Yale School of Public Health faculty are on the front lines of the global health response addressing outbreaks such as coronavirus, Zika and Ebola. Additionally, there is a focus on health systems, food insecurity, promotion of breastfeeding, and response and prevention of both infectious and chronic diseases. YSPH also pursues the intersection of public health, justice and rights through the Global Health and Justice Practicum, Center for Climate Change and Health and the Center for Interdisciplinary Research on AIDS. Global health research and practice cuts across all departments and disciplines, a philosophy also adopted by the school’s Global Health Concentration for Master of Public Health students. The School’s research is enhanced by partnerships and collaborations from across the university, including the schools of law, management, medicine, environment, and nursing, as well as the graduate school.

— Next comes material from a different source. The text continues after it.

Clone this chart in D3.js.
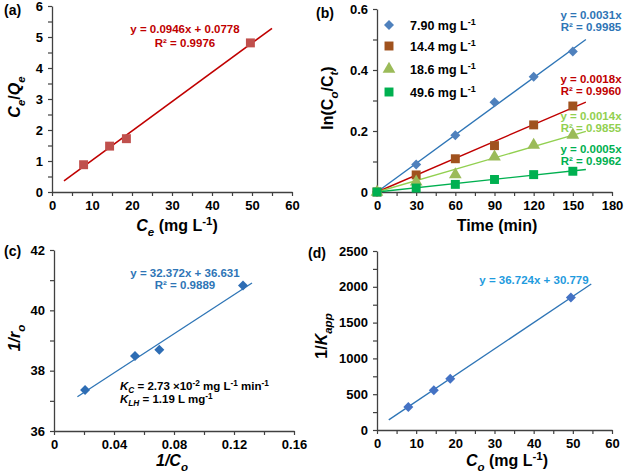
<!DOCTYPE html>
<html>
<head>
<meta charset="utf-8">
<script src="https://cdn.jsdelivr.net/npm/d3@7"></script>
<style>
  body { margin: 0; background: #fff; }
  text { font-family: Arial, "Liberation Sans", sans-serif; font-weight: bold; }
</style>
</head>
<body>
<div id="chart"></div>
<script>
// panel (a) - Langmuir isotherm
var aCe = [7.9, 14.4, 18.6, 49.6];
var aCeQe = [0.88, 1.48, 1.72, 4.81];
var aSlope = 0.0946, aIntercept = 0.0778;
var aFitX = [3, 55];

// panel (b) - kinetics
var bTime = [0, 30, 60, 90, 120, 150];
var bNames = ["7.90", "14.4", "18.6", "49.6"];
var bSeries = [
  [0, 0.090, 0.186, 0.294, 0.378, 0.461],
  [0, 0.056, 0.109, 0.152, 0.220, 0.282],
  [0, 0.033, 0.057, 0.115, 0.154, 0.187],
  [0, 0.013, 0.025, 0.041, 0.057, 0.068]
];
var bFitX = [0, 160];
var bFitEnd = [0.50, 0.295, 0.199, 0.074];
var bEq = ["y = 0.0031x", "y = 0.0018x", "y = 0.0014x", "y = 0.0005x"];
var bR2 = ["R² = 0.9985", "R² = 0.9960", "R² = 0.9855", "R² = 0.9962"];

// panel (c) - 1/r0 vs 1/C0
var cInvC = [0.0207, 0.054, 0.0702, 0.126];
var cInvR = [37.36, 38.49, 38.69, 40.82];
var cSlope = 32.372, cIntercept = 36.631;
var cFitX = [0.0156, 0.132];

// panel (d) - 1/Kapp vs C0
var dC0 = [8.0, 14.5, 18.7, 49.5];
var dInvK = [322, 556, 716, 1850];
var dSlope = 36.724, dIntercept = 30.779;
var dFitX = [3, 54.7];

var svg = d3.select("#chart").append("svg")
  .attr("width", 625).attr("height", 475);

var axisColor = "#404040";

// draws text made of parts: [string, style] where style is "", "i", "sub", "isub", "sup", "isup"
function richText(sel, parts, fs) {
  var cur = 0;
  parts.forEach(function(p) {
    var st = p[1] || "";
    var target = 0, size = fs;
    if (st.indexOf("sub") >= 0) { target = fs * 0.3; size = fs * 0.72; }
    if (st.indexOf("sup") >= 0) { target = -fs * 0.38; size = fs * 0.72; }
    var t = sel.append("tspan")
      .attr("dy", (target - cur) + "px")
      .style("font-size", size + "px")
      .text(p[0]);
    if (st.indexOf("i") === 0) t.style("font-style", "italic");
    cur = target;
  });
}

function labelFmt(labels) {
  return function(d) {
    var hit = labels.some(function(v) { return Math.abs(v - d) < 1e-9; });
    return hit ? String(+d.toFixed(6)) : "";
  };
}

function makePanel(p) {
  var g = svg.append("g");
  var x = d3.scaleLinear().domain(p.xDom).range([p.left, p.right]);
  var y = d3.scaleLinear().domain(p.yDom).range([p.bottom, p.top]);

  var xa = g.append("g")
    .attr("transform", "translate(0," + p.bottom + ")")
    .call(d3.axisBottom(x).tickValues(p.xTicks).tickFormat(labelFmt(p.xLabels))
      .tickSize(4).tickSizeOuter(0).tickPadding(5));
  var ya = g.append("g")
    .attr("transform", "translate(" + p.left + ",0)")
    .call(d3.axisLeft(y).tickValues(p.yTicks).tickFormat(labelFmt(p.yLabels))
      .tickSize(4).tickSizeOuter(0).tickPadding(5));
  [xa, ya].forEach(function(a) {
    a.select(".domain").attr("stroke", axisColor).attr("stroke-width", 1.3);
    a.selectAll(".tick line").attr("stroke", axisColor).attr("stroke-width", 1.2);
    a.selectAll(".tick text").attr("fill", "#000").style("font-size", "13px")
      .style("font-family", "Arial, 'Liberation Sans', sans-serif").style("font-weight", "bold");
  });
  return { g: g, x: x, y: y };
}

function range(a, b, s) {
  return d3.range(0, Math.round((b - a) / s) + 1).map(function(i) { return +(a + i * s).toFixed(6); });
}

var diamond = d3.symbol().type(d3.symbolSquare).size(50);
var square = d3.symbol().type(d3.symbolSquare).size(80);
var triangle = d3.symbol().type(d3.symbolTriangle).size(70);

function markers(P, xs, ys, sym, color, rot) {
  P.g.selectAll(null).data(xs).enter().append("path")
    .attr("d", sym)
    .attr("transform", function(d, i) {
      return "translate(" + P.x(d) + "," + P.y(ys[i]) + ")" + (rot ? " rotate(45)" : "");
    })
    .attr("fill", color);
}

function fitLine(P, xs, ys, color, w) {
  P.g.append("line")
    .attr("x1", P.x(xs[0])).attr("y1", P.y(ys[0]))
    .attr("x2", P.x(xs[1])).attr("y2", P.y(ys[1]))
    .attr("stroke", color).attr("stroke-width", w || 1.5);
}

function label(x, y, parts, fs, opts) {
  opts = opts || {};
  var t = svg.append("text")
    .attr("x", x).attr("y", y)
    .attr("text-anchor", opts.anchor || "middle")
    .attr("fill", opts.color || "#000")
    .style("font-size", fs + "px");
  if (opts.rotate) t.attr("transform", "rotate(-90," + x + "," + y + ")");
  richText(t, parts, fs);
  return t;
}

// ---------- (a) ----------
var A = makePanel({
  xDom: [0, 60], yDom: [0, 6], left: 52, right: 292, top: 6, bottom: 192,
  xTicks: range(0, 60, 5), xLabels: range(0, 60, 10),
  yTicks: range(0, 6, 0.5), yLabels: range(0, 6, 1)
});
fitLine(A, aFitX, aFitX.map(function(v) { return aSlope * v + aIntercept; }), "#C00000", 1.6);
markers(A, aCe, aCeQe, square, "#C0504D");
label(185, 33, [["y = 0.0946x + 0.0778"]], 11.5, { color: "#C00000" });
label(185, 47, [["R² = 0.9976"]], 11.5, { color: "#C00000" });
label(20, 97, [["C", "i"], ["e", "isub"], ["/"], ["Q", "i"], ["e", "isub"]], 16, { rotate: true });
label(177, 231, [["C", "i"], ["e", "isub"], [" (mg L"], ["-1", "sup"], [")"]], 16);
label(4, 15, [["(a)"]], 14, { anchor: "start" });

// ---------- (b) ----------
var B = makePanel({
  xDom: [0, 180], yDom: [0, 0.6], left: 377, right: 612, top: 9, bottom: 192,
  xTicks: range(0, 180, 15), xLabels: range(0, 180, 30),
  yTicks: range(0, 0.6, 0.1), yLabels: range(0, 0.6, 0.2)
});
var bMarkColor = ["#4F81BD", "#A0521E", "#9BBB59", "#00B050"];
var bLineColor = ["#2E75B6", "#C00000", "#92D050", "#00B050"];
var bSym = [diamond, square, triangle, square];
bSeries.forEach(function(s, i) {
  fitLine(B, bFitX, [0, bFitEnd[i]], bLineColor[i], 1.4);
});
bSeries.forEach(function(s, i) {
  markers(B, bTime, s, bSym[i], bMarkColor[i], i === 0);
});
var bEqY = [19, 83, 120, 153];
bEq.forEach(function(e, i) {
  label(591, bEqY[i], [[e]], 11.5, { color: bLineColor[i] });
  label(591, bEqY[i] + 12, [[bR2[i]]], 11.5, { color: bLineColor[i] });
});
// legend
var legY = [25, 46, 69, 92];
bNames.forEach(function(n, i) {
  svg.append("path").attr("d", bSym[i])
    .attr("transform", "translate(389," + legY[i] + ")" + (i === 0 ? " rotate(45)" : ""))
    .attr("fill", bMarkColor[i]);
  label(410, legY[i] + 4.5, [[n + " mg L"], ["-1", "sup"]], 12.5, { anchor: "start" });
});
label(333, 98, [["ln(C"], ["o", "isub"], ["/C"], ["t", "isub"], [")"]], 16, { rotate: true });
label(497, 231, [["Time (min)"]], 16);
label(316, 18, [["(b)"]], 14, { anchor: "start" });

// ---------- (c) ----------
var C = makePanel({
  xDom: [0, 0.16], yDom: [36, 42], left: 54, right: 294, top: 250, bottom: 431,
  xTicks: range(0, 0.16, 0.02), xLabels: range(0, 0.16, 0.04),
  yTicks: range(36, 42, 1), yLabels: range(36, 42, 2)
});
fitLine(C, cFitX, cFitX.map(function(v) { return cSlope * v + cIntercept; }), "#2E75B6", 1.3);
markers(C, cInvC, cInvR, diamond, "#2E6DB4", true);
label(185, 277, [["y = 32.372x + 36.631"]], 11.5, { color: "#2E75B6" });
label(185, 289, [["R² = 0.9889"]], 11.5, { color: "#2E75B6" });
label(120, 390, [["K", "i"], ["C", "isub"], [" = 2.73 \u00d710"], ["-2", "sup"], [" mg L"], ["-1", "sup"], [" min"], ["-1", "sup"]], 11.5, { anchor: "start" });
label(120, 403, [["K", "i"], ["LH", "isub"], [" = 1.19 L mg"], ["-1", "sup"]], 11.5, { anchor: "start" });
label(20, 338, [["1/r", "i"], ["o", "isub"]], 16, { rotate: true });
label(172, 466, [["1/C", "i"], ["o", "isub"]], 16);
label(4, 256, [["(c)"]], 14, { anchor: "start" });

// ---------- (d) ----------
var D = makePanel({
  xDom: [0, 60], yDom: [0, 2500], left: 377, right: 612, top: 251, bottom: 430,
  xTicks: range(0, 60, 5), xLabels: range(0, 60, 10),
  yTicks: range(0, 2500, 250), yLabels: range(0, 2500, 500)
});
fitLine(D, dFitX, dFitX.map(function(v) { return dSlope * v + dIntercept; }), "#2E75B6", 1.3);
markers(D, dC0, dInvK, diamond, "#4472C4", true);
label(534, 284, [["y = 36.724x + 30.779"]], 11.5, { color: "#1F9BDE" });
label(327, 336, [["1/"], ["K", "i"], ["app", "isub"]], 16, { rotate: true });
label(507, 466, [["C", "i"], ["o", "isub"], [" (mg L"], ["-1", "sup"], [")"]], 16);
label(308, 258, [["(d)"]], 14, { anchor: "start" });
</script>
</body>
</html>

Practice- and community-based research and initiatives
The Global Health Leadership Initiative (GHLI) builds capacity among individuals and teams to solve complex problems with measurable impact, catalyze innovation in global health, and work directly with Ministries of Health in mostly low- to moderate-income countries (LMIC) to support their visions for strengthening health systems.
Work is being conducted in Uganda to inform national implementation guidelines on evidence-based TB interventions.
Becoming Breastfeeding Friendly (BBF) is an evidence-informed global initiative that is designed to help countries identify the strength of their breastfeeding-friendly environment and develop recommendations, as well as plans for scaling up their breastfeeding policies and programs.
Research in humanitarian settings is being done with immediate public health-practice implications.
Research is being conducted on the prevalence of oral disease (dental caries, periodontitis) in pregnant women and young children in Bhutan, with research dissemination and information-gathering from clinicians, district and federal government agencies, early childhood-care center staff and others for program and policy development.